(Request) Include the line containing "const bgTicks = [0, 0.1, 0.2, 0.3, 0.4, 0.5];" and all lines before it, repeated exactly from the listing below, without pictures.

(Information shown)
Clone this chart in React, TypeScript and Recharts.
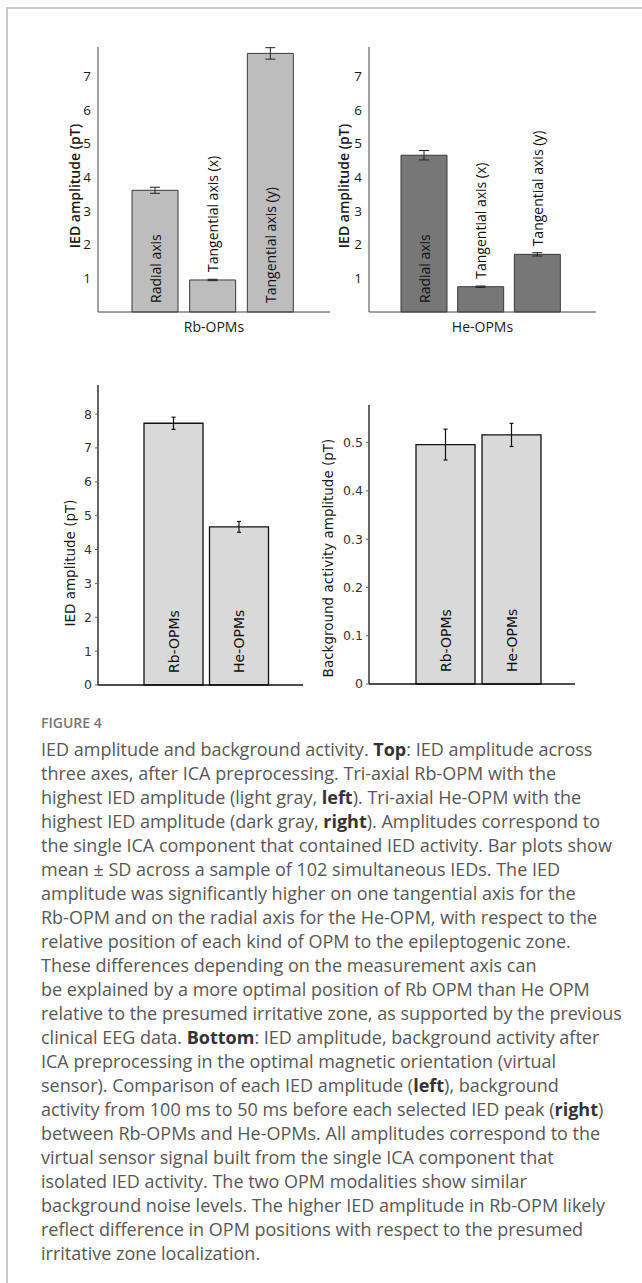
import React from "react";
import { BarChart, Bar, XAxis, YAxis, ErrorBar, LabelList } from "recharts";

// top row: three measurement axes per OPM type
const topAxes = ["Radial axis", "Tangential axis (x)", "Tangential axis (y)"];
const rbTopMean = [3.61, 0.95, 7.67];
const rbTopSd = [0.09, 0.02, 0.17];
const heTopMean = [4.65, 0.75, 1.71];
const heTopSd = [0.14, 0.02, 0.05];
const topTicks = [1, 2, 3, 4, 5, 6, 7];

// bottom row: virtual sensor comparison
const groups = ["Rb-OPMs", "He-OPMs"];
const iedMean = [7.73, 4.67];
const iedSd = [0.18, 0.16];
const iedTicks = [0, 1, 2, 3, 4, 5, 6, 7, 8];
const bgMean = [0.496, 0.516];
const bgSd = [0.032, 0.024];
const bgTicks = [0, 0.1, 0.2, 0.3, 0.4, 0.5];

const captionLines = [
  "IED amplitude and background activity. **Top**: IED amplitude across",
  "three axes, after ICA preprocessing. Tri-axial Rb-OPM with the",
  "highest IED amplitude (light gray, **left**). Tri-axial He-OPM with the",
  "highest IED amplitude (dark gray, **right**). Amplitudes correspond to",
  "the single ICA component that contained IED activity. Bar plots show",
  "mean ± SD across a sample of 102 simultaneous IEDs. The IED",
  "amplitude was significantly higher on one tangential axis for the",
  "Rb-OPM and on the radial axis for the He-OPM, with respect to the",
  "relative position of each kind of OPM to the epileptogenic zone.",
  "These differences depending on the measurement axis can",
  "be explained by a more optimal position of Rb OPM than He OPM",
  "relative to the presumed irritative zone, as supported by the previous",
  "clinical EEG data. **Bottom**: IED amplitude, background activity after",
  "ICA preprocessing in the optimal magnetic orientation (virtual",
  "sensor). Comparison of each IED amplitude (**left**), background",
  "activity from 100 ms to 50 ms before each selected IED peak (**right**)",
  "between Rb-OPMs and He-OPMs. All amplitudes correspond to the",
  "virtual sensor signal built from the single ICA component that",
  "isolated IED activity. The two OPM modalities show similar",
  "background noise levels. The higher IED amplitude in Rb-OPM likely",
  "reflect difference in OPM positions with respect to the presumed",
  "irritative zone localization.",
];

const TOP_FONT = "'Open Sans', sans-serif";
const BOTTOM_FONT = "'DejaVu Sans', sans-serif";

function AxisTitle({ px, py, text, font, size, weight }: any) {
  return (
    <text
      x={px}
      y={py}
      transform={`rotate(-90 ${px} ${py})`}
      textAnchor="middle"
      dominantBaseline="central"
      fontFamily={font}
      fontSize={size}
      fontWeight={weight}
      fill="#1a1a1a"
    >
      {text}
    </text>
  );
}

// rotated bar label: inside from the base when it fits, otherwise above the bar
const topBarLabel = (props: any) => {
  const { x, y, width, height, value } = props;
  const cx = x + width / 2;
  const fits = height > String(value).length * 6.8 + 12;
  const y0 = fits ? y + height - 9 : y - 8;
  return (
    <text
      x={cx}
      y={y0}
      transform={`rotate(-90 ${cx} ${y0})`}
      textAnchor="start"
      dominantBaseline="central"
      fontFamily={TOP_FONT}
      fontSize={14}
      fill="#111"
    >
      {value}
    </text>
  );
};

const bottomBarLabel = (props: any) => {
  const { x, y, width, height, value } = props;
  const cx = x + width / 2;
  const y0 = y + height - 12;
  return (
    <text
      x={cx}
      y={y0}
      transform={`rotate(-90 ${cx} ${y0})`}
      textAnchor="start"
      dominantBaseline="central"
      fontFamily={BOTTOM_FONT}
      fontSize={14}
      fill="#111"
    >
      {value}
    </text>
  );
};

function TopPanel({ left, yWidth, width, means, sds, fill, group, titleX, pad }: any) {
  const rows = topAxes.map((name, i) => ({ name, mean: means[i], sd: sds[i] }));
  return (
    <div style={{ position: "absolute", left, top: 0 }}>
      <BarChart
        width={width}
        height={340}
        data={rows}
        margin={{ top: 47, right: 5, bottom: 0, left: 0 }}
      >
        <XAxis
          dataKey="name"
          height={28}
          tick={false}
          tickLine={false}
          axisLine={{ stroke: "#444" }}
          padding={pad}
          label={{
            value: group,
            position: "center",
            dy: 1,
            style: { fontFamily: TOP_FONT, fontSize: 14, fill: "#1a1a1a" },
          }}
        />
        <YAxis
          width={yWidth}
          domain={[0, 7.86]}
          ticks={topTicks}
          interval={0}
          tickLine={false}
          tickSize={0}
          tickMargin={7}
          axisLine={{ stroke: "#444" }}
          tick={{ fontFamily: TOP_FONT, fontSize: 13.5, fill: "#1a1a1a" }}
          label={
            <AxisTitle
              px={titleX}
              py={186}
              text="IED amplitude  (pT)"
              font={TOP_FONT}
              size={14}
              weight={600}
            />
          }
        />
        <Bar
          dataKey="mean"
          barSize={46}
          fill={fill}
          stroke="#3a3a3a"
          strokeWidth={1}
          isAnimationActive={false}
        >
          <ErrorBar dataKey="sd" width={5} stroke="#222" strokeWidth={1} />
          <LabelList dataKey="name" content={topBarLabel} />
        </Bar>
      </BarChart>
    </div>
  );
}

function BottomPanel({ left, top, yWidth, width, height, means, sds, domain, ticks, title, titleX, titleY, tickFmt }: any) {
  const rows = groups.map((name, i) => ({ name, mean: means[i], sd: sds[i] }));
  return (
    <div style={{ position: "absolute", left, top }}>
      <BarChart
        width={width}
        height={height}
        data={rows}
        margin={{ top: 15, right: 7, bottom: 0, left: 0 }}
      >
        <XAxis
          dataKey="name"
          height={12}
          tick={false}
          tickLine={false}
          axisLine={{ stroke: "#111", strokeWidth: 1.3 }}
          padding={{ left: 43, right: 31 }}
        />
        <YAxis
          width={yWidth}
          domain={domain}
          ticks={ticks}
          interval={0}
          tickSize={3}
          tickMargin={3}
          tickFormatter={tickFmt}
          tickLine={{ stroke: "#666" }}
          axisLine={{ stroke: "#111", strokeWidth: 1.3 }}
          tick={{ fontFamily: BOTTOM_FONT, fontSize: 12.5, fill: "#333" }}
          label={
            <AxisTitle
              px={titleX}
              py={titleY}
              text={title}
              font={BOTTOM_FONT}
              size={13.5}
              weight={400}
            />
          }
        />
        <Bar
          dataKey="mean"
          barSize={59}
          fill="#d9d9d9"
          stroke="#111"
          strokeWidth={1.3}
          isAnimationActive={false}
        >
          <ErrorBar dataKey="sd" width={2} stroke="#111" strokeWidth={1.2} />
          <LabelList dataKey="name" content={bottomBarLabel} />
        </Bar>
      </BarChart>
    </div>
  );
}

function CaptionLine({ line }: { line: string }) {
  const parts = line.split("**");
  return (
    <div style={{ whiteSpace: "nowrap", height: 24 }}>
      {parts.map((p, i) =>
        i % 2 === 1 ? (
          <b key={i} style={{ color: "#333", fontWeight: 700 }}>
            {p}
          </b>
        ) : (
          <span key={i}>{p}</span>
        )
      )}
    </div>
  );
}

export default function App() {
  return (
    <div
      style={{
        position: "absolute",
        left: 0,
        top: 0,
        width: 642,
        height: 1283,
        background: "#fff",
        overflow: "hidden",
      }}
    >
      {/* frame */}
      <div style={{ position: "absolute", left: 6, top: 7, width: 636, height: 2, background: "#c9c9c9" }} />
      <div style={{ position: "absolute", left: 6, top: 7, width: 2, height: 1276, background: "#c9c9c9" }} />

      <TopPanel
        left={0}
        yWidth={98}
        width={335}
        means={rbTopMean}
        sds={rbTopSd}
        fill="#bdbdbd"
        group="Rb-OPMs"
        titleX={74}
        pad={{ left: 28, right: 31 }}
      />
      <TopPanel
        left={309}
        yWidth={60}
        width={292}
        means={heTopMean}
        sds={heTopSd}
        fill="#777777"
        group="He-OPMs"
        titleX={34}
        pad={{ left: 27, right: 30 }}
      />

      <BottomPanel
        left={0}
        top={370}
        yWidth={98}
        width={310}
        height={327}
        means={iedMean}
        sds={iedSd}
        domain={[0, 8.86]}
        ticks={iedTicks}
        title="IED amplitude (pT)"
        titleX={70}
        titleY={193}
        tickFmt={(v: number) => String(v)}
      />
      <BottomPanel
        left={310}
        top={390}
        yWidth={59}
        width={272}
        height={306}
        means={bgMean}
        sds={bgSd}
        domain={[0, 0.578]}
        ticks={bgTicks}
        title="Background activity amplitude (pT)"
        titleX={18}
        titleY={168}
        tickFmt={(v: number) => (v === 0 ? "0" : v.toFixed(1))}
      />

      <div
        style={{
          position: "absolute",
          left: 41,
          top: 714,
          fontFamily: "'Open Sans', sans-serif",
          fontSize: 14,
          fontWeight: 600,
          color: "#777",
          lineHeight: "18px",
        }}
      >
        FIGURE 4
      </div>
      <div
        style={{
          position: "absolute",
          left: 41,
          top: 737,
          fontFamily: "'Open Sans', sans-serif",
          fontSize: 18,
          color: "#585858",
          lineHeight: "24px",
        }}
      >
        {captionLines.map((l, i) => (
          <CaptionLine key={i} line={l} />
        ))}
      </div>
    </div>
  );
}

(Answer to this problem)
Clone this chart in React, TypeScript and Recharts.
import React from "react";
import { BarChart, Bar, XAxis, YAxis, ErrorBar, LabelList } from "recharts";

// top row: three measurement axes per OPM type
const topAxes = ["Radial axis", "Tangential axis (x)", "Tangential axis (y)"];
const rbTopMean = [3.61, 0.95, 7.67];
const rbTopSd = [0.09, 0.02, 0.17];
const heTopMean = [4.65, 0.75, 1.71];
const heTopSd = [0.14, 0.02, 0.05];
const topTicks = [1, 2, 3, 4, 5, 6, 7];

// bottom row: virtual sensor comparison
const groups = ["Rb-OPMs", "He-OPMs"];
const iedMean = [7.73, 4.67];
const iedSd = [0.18, 0.16];
const iedTicks = [0, 1, 2, 3, 4, 5, 6, 7, 8];
const bgMean = [0.496, 0.516];
const bgSd = [0.032, 0.024];
const bgTicks = [0, 0.1, 0.2, 0.3, 0.4, 0.5];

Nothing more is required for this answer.